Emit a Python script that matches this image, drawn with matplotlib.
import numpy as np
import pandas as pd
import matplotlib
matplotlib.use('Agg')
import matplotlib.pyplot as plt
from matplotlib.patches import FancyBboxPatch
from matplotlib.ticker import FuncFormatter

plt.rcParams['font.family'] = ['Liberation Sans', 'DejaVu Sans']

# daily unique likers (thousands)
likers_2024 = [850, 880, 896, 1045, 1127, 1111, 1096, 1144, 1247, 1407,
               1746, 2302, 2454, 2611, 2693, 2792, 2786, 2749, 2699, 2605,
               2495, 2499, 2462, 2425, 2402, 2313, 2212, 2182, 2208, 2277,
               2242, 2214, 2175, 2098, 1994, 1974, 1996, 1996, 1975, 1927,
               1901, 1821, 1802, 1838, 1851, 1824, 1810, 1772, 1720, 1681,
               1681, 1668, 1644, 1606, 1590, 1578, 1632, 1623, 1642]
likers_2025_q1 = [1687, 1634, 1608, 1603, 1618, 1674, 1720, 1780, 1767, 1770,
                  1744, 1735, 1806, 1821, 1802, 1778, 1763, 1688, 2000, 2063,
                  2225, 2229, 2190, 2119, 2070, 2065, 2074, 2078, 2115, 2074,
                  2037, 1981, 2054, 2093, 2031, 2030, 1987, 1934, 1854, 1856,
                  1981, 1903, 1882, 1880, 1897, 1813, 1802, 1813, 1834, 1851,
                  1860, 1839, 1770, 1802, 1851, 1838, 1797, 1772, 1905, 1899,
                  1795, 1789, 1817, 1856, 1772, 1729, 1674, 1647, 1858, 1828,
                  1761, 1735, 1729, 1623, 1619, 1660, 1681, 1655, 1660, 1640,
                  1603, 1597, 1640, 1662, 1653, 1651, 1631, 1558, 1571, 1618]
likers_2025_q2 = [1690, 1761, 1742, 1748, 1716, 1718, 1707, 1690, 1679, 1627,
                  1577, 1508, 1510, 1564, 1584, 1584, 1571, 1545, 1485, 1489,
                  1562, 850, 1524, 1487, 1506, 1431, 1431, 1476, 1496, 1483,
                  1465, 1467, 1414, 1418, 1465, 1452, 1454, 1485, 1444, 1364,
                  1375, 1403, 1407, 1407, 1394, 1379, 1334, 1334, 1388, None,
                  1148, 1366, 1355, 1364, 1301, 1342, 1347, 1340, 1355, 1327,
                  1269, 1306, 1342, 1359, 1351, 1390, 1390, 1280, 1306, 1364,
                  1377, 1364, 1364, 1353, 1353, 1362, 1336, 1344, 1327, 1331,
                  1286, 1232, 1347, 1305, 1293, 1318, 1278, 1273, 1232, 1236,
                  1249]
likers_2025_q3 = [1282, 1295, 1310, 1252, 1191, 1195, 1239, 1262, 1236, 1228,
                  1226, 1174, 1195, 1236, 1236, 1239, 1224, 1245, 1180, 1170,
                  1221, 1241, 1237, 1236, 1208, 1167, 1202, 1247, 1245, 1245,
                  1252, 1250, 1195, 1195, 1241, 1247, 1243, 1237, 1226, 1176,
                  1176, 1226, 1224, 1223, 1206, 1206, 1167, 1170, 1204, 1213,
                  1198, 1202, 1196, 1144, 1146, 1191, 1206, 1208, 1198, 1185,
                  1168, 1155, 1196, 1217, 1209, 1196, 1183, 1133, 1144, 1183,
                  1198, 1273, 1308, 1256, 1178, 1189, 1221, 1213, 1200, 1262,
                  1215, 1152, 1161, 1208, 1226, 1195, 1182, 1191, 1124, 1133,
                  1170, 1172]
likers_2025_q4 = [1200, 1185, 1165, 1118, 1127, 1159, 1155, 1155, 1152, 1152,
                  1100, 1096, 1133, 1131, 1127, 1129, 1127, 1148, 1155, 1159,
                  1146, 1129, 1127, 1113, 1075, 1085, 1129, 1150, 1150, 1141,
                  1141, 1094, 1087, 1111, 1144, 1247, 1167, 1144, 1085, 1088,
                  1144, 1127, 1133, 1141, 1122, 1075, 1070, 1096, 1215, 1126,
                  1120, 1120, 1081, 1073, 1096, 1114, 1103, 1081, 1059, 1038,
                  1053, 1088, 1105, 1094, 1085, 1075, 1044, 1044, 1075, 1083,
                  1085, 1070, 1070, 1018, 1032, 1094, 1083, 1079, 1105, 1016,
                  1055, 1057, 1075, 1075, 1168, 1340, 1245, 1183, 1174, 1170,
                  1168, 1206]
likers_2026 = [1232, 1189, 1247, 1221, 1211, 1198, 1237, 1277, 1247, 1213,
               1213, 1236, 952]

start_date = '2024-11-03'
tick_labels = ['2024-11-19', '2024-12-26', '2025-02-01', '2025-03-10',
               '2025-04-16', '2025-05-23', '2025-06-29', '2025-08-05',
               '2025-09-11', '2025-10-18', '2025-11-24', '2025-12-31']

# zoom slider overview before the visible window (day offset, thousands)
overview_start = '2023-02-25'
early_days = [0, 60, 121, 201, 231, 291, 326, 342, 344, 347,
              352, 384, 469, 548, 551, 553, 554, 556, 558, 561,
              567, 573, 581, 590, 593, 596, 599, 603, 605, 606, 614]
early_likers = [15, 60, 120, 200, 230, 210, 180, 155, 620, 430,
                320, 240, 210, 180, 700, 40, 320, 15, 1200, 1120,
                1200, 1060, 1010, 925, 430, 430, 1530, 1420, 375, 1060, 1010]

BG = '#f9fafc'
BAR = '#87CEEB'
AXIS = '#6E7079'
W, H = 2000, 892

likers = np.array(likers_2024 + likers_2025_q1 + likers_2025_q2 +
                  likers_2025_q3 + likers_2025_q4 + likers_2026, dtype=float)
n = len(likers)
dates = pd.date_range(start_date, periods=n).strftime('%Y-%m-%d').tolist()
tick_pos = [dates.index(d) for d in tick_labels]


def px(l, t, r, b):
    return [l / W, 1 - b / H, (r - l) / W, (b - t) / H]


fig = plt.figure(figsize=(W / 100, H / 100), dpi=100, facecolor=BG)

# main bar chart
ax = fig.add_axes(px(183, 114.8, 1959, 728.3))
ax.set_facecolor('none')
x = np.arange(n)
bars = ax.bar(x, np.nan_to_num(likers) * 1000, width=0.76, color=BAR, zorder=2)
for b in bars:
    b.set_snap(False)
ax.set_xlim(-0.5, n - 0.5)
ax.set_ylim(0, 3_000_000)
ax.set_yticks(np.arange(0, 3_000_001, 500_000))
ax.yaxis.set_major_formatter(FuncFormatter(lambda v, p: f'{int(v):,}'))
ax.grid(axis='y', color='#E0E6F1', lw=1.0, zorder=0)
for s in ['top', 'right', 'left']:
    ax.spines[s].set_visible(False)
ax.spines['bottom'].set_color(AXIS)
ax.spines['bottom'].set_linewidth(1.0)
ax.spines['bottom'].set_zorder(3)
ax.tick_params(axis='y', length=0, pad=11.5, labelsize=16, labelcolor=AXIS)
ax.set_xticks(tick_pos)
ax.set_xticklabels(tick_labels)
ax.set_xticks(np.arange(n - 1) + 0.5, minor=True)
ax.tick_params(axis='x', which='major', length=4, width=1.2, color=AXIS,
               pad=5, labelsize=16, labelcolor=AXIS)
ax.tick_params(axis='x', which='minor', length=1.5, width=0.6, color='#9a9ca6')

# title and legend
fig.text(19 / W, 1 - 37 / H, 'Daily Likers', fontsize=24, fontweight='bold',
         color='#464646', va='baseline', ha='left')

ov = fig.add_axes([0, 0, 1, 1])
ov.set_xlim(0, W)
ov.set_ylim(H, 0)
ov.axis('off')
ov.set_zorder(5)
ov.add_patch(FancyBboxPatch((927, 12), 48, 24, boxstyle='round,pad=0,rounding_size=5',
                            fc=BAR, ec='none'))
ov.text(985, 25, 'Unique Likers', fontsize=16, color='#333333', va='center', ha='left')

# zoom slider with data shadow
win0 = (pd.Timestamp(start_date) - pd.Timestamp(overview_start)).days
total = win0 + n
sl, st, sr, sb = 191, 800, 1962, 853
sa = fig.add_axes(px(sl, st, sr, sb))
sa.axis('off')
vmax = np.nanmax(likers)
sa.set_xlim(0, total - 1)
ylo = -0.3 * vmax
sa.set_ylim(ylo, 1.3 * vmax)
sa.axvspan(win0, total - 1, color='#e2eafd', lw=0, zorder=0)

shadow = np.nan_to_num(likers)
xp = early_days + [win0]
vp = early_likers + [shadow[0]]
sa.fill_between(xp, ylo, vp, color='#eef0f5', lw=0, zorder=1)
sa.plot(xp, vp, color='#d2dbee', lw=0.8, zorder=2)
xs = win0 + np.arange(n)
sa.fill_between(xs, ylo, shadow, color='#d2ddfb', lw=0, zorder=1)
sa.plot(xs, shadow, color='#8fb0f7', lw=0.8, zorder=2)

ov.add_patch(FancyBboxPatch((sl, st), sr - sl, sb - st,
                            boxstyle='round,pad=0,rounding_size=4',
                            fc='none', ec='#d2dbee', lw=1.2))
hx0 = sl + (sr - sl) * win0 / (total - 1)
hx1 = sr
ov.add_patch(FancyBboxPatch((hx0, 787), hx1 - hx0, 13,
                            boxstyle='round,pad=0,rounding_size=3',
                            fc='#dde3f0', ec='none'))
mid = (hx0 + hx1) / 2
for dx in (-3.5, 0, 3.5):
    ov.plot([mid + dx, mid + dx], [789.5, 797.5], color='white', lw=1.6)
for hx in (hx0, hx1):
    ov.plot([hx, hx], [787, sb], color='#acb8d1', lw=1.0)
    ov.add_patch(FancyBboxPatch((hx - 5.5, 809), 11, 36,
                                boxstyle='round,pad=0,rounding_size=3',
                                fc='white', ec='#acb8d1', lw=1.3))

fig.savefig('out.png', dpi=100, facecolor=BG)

...

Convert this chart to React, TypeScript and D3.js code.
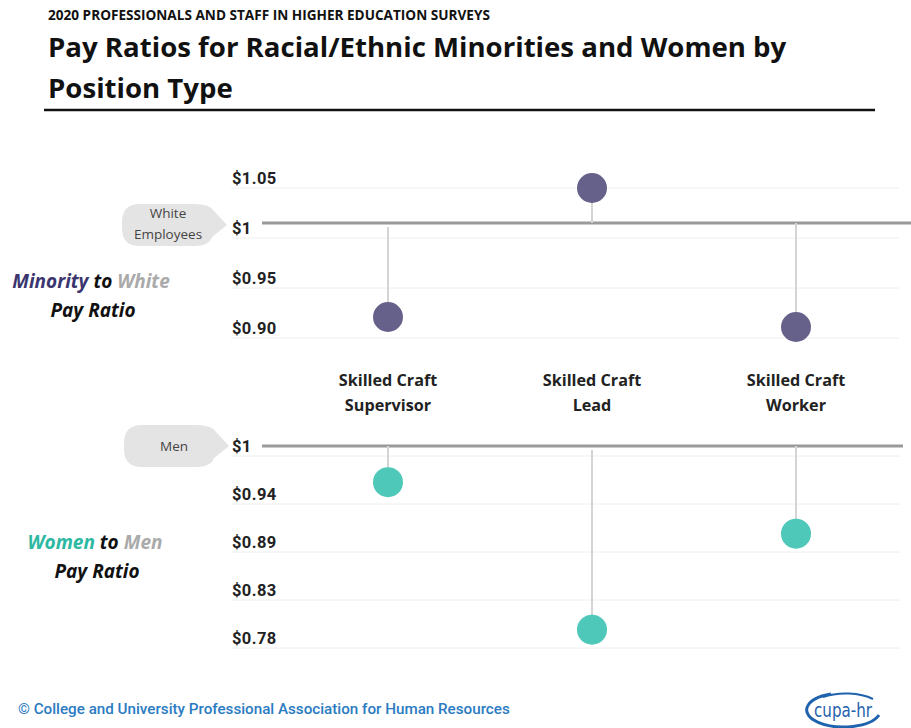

* * *

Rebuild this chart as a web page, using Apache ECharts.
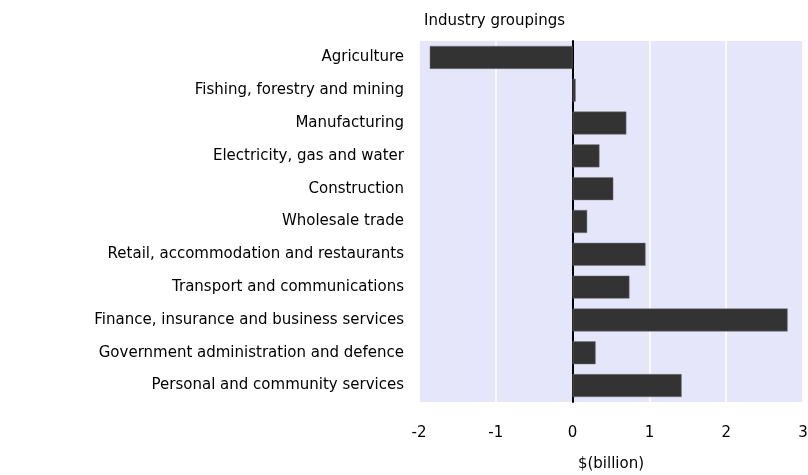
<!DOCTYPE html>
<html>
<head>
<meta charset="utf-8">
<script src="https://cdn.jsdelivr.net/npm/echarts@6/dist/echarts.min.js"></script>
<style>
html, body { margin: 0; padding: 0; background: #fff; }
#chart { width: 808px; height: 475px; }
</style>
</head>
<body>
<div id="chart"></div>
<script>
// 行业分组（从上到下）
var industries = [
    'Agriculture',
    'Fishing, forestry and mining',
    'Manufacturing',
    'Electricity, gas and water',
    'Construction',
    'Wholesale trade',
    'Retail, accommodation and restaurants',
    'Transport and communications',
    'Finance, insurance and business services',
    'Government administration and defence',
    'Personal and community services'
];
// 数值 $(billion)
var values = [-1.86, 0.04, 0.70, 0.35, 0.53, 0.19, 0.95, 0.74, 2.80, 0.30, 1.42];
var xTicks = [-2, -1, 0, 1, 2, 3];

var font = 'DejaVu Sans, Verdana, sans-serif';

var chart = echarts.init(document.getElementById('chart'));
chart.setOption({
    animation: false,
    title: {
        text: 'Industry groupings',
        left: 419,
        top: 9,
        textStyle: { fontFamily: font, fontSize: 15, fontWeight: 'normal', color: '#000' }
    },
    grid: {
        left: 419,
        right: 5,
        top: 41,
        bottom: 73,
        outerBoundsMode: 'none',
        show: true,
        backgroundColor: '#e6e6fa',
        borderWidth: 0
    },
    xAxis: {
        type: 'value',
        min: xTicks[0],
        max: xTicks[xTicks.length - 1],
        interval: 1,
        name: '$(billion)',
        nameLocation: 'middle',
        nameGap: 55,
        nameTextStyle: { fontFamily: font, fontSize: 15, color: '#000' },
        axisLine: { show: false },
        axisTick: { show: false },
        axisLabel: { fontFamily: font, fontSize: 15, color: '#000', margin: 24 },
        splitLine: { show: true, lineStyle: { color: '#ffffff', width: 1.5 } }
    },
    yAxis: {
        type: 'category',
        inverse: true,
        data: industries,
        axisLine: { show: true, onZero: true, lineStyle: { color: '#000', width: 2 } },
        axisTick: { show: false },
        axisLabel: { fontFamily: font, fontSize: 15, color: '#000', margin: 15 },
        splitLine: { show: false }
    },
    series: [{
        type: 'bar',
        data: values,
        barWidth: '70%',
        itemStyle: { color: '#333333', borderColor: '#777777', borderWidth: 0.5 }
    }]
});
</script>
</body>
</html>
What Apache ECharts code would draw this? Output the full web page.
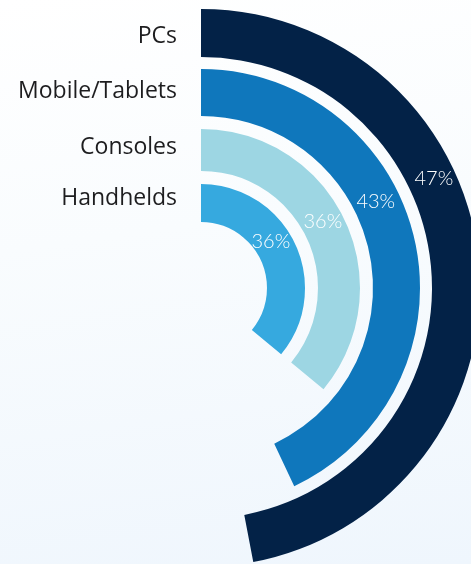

Requirement →
Take the listing above and repeat exactly the lines from the one containing "Emit a Python" through the one containing "plt.rcParams['font.family'] = ['Liberation", both included.

Correct result →
Emit a Python script that matches this image, drawn with matplotlib.
import numpy as np
import pandas as pd
import matplotlib
matplotlib.use('Agg')
import matplotlib.pyplot as plt
from matplotlib.patches import FancyBboxPatch
from matplotlib.ticker import FuncFormatter

plt.rcParams['font.family'] = ['Liberation Sans', 'DejaVu Sans']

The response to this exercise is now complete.